Chloé Poizat appartient à cette génération d’artistes, qui, à partir des années 90, réinvestirent la pratique du dessin en explorant les infinies possibilités du récit. Ce médium, s’il n’a pas été dénigré tel que ce fut le cas pour la peinture, resta à distance des questions esthétiques qui alimentèrent la critique d’art des années 60, en plein essor des mouvements conceptuel et post-structuraliste. Cette absence de théorisation permit aux artistes d’expérimenter le potentiel hautement narratif du dessin, ses emprunts à l’imagerie populaire, au vernaculaire et à la littérature constituant un monde de poésie à défricher, où l’irrationnel et le bizarre se mêlèrent à une irrépressible envie d’exprimer des émotions refoulées et une certaine quête d’authenticité.
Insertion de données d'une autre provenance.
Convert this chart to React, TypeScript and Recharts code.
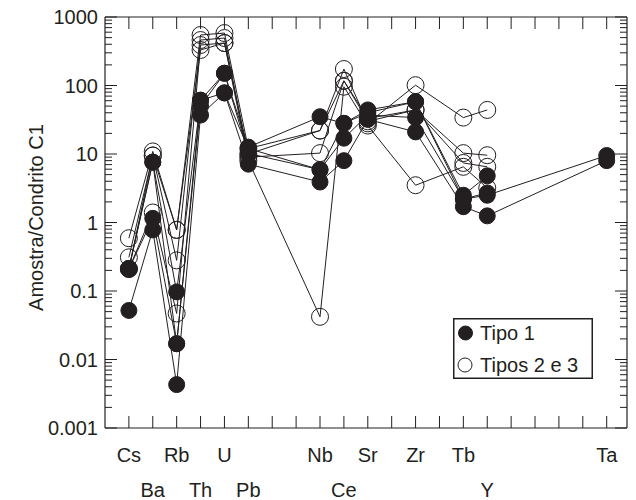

Le champ des possibles devint alors infini : en lien direct avec la pensée, le dessin est aussi simple et essentiel dans ses moyens qu’il est complexe et polysémique dans sa finalité. Décloisonnant le médium en le transposant sur un mur, conceptualisant de véritables installations graphiques où la disposition des oeuvres est aussi déterminante que le dessin lui-même, Chloé Poizat met en scène, dramatise et poétise son art en s’appropriant l’espace d’exposition, devenu vaste champ d’investigation plastique. Questionnant la matérialité de l’œuvre, sa finalité, la démarche de l’artiste s’inscrit assurément dans l’esthétique contemporaine en ce qu’elle participe à une nouvelle définition du dessin et de sa monstration, composant des univers dessinés voués inéluctablement à la disparition ou ravivant les cabinets d’amateur par un principe d’accumulation scénographique. Le tracé ou graphein - du grec ancien écrire, puis étymologiquement associé à l’image dessinée, d’où émergent tantôt des images, tantôt des textes - est un geste universel, voire atemporel : il évoque, il suggère, il se fait l’écho d’images enfouies dans notre inconscient collectif, qu’elles soient familières ou que l’on pensait avoir oubliées, tout en restant original et irremplaçable. Aucun tracé n’advient ex-nihilo, et si les recherches de Chloé Poizat s’inscrivent dans un courant esthétique d’appropriation ou d’archivisme, l’on pencherait plus volontiers pour l’idée d’une réécriture poétique, peut-être même automatique, lorsque ses sujets lui sont dictés par ces esprits archaïques que chacun d’entre nous porte en soi. »

Anne-Cécile Guitard, "Ces esprits qui nous gouvernent".